Quien ya amó, aunque sea un poquito, sabe que olvidar es demasiado difícil. Nadie que haya visto sus ojos brillar en la mirada del otro sería capaz. Sería más fácil morir que quitarse a la mujer amada de la mente. Por eso David está de regreso.
La última vez que el joven plebeyo estuvo en la casa real, escuchó noticias que habrían desesperado a cualquiera, pero no a un guerrero.
“… El rey no desea la dote, sino cien prepucios de filisteos, para que sea tomada venganza de los enemigos del rey…”, (1 Samuel 18:25), es lo que le dijeron los siervos de Saúl.
Sabiendo que los filisteos, desde siempre, fueron un pueblo bruto, el hombre solo debe temer entrar en sus tierras y amenazarlos, de la manera que fuera. Sin embargo, David no era solo un hombre, era un hombre enamorado.
Enamorado por la más dulce mujer que sus instintos ya habían percibido. Quien ya amó, aunque sea solo un poco, sabe que los instintos son marcados a fuego cuando uno se enamora. Sería más fácil amputarse las manos que olvidar el toque de esa piel, perforarse los oídos antes que olvidar su tono de la voz, arrancarse la nariz que olvidar su perfume, arrancarse los ojos que olvidar su belleza. Y, aun así, perdido en la oscuridad de la falta de sentido, sería posible sentir el gusto del amor.

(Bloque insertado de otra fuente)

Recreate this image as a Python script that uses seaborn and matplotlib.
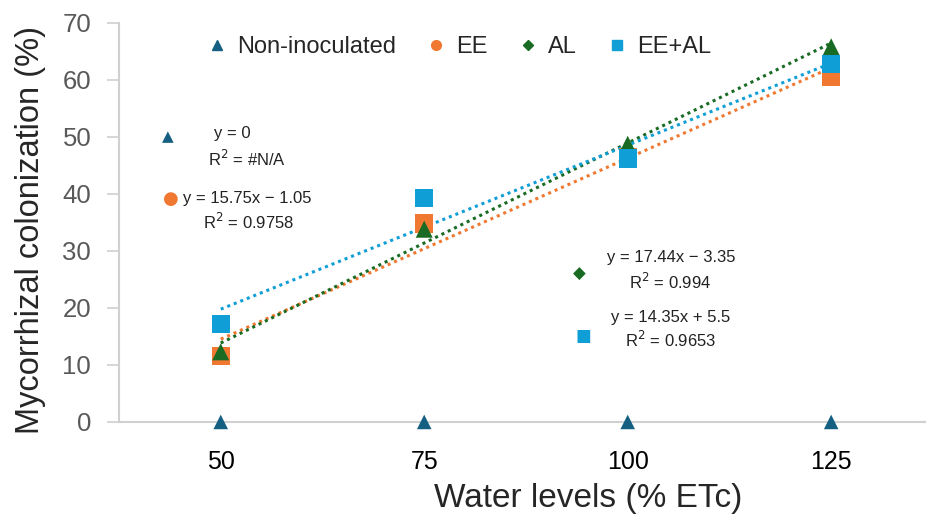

Cuando Saúl envió ese mensaje a David, que necesitaba oro, quería matarlo. No entendió que el fuego ardiente en su alma lo hacía capaz de enfrentar el peor de los ejércitos, pero no le permite golpear a su doncella con un “no”.
Quien ya amó, o incluso solo escuchó hablar del amor puro, tomado de esa fuente cristalina que solo el alma alcanza, sabe que cualquier muchacho se convierte en hombre cerca de quien ama. Por eso David está de regreso.
Presenta al rey no 100, sino 200 prepucios de filisteos. Sorprende un Saúl cada vez más envidioso, que ahora debe cumplir su palabra.
Esa noche David se casará con la princesa Mical. Y ya le avisó al sol que esta vez puede retrasarse.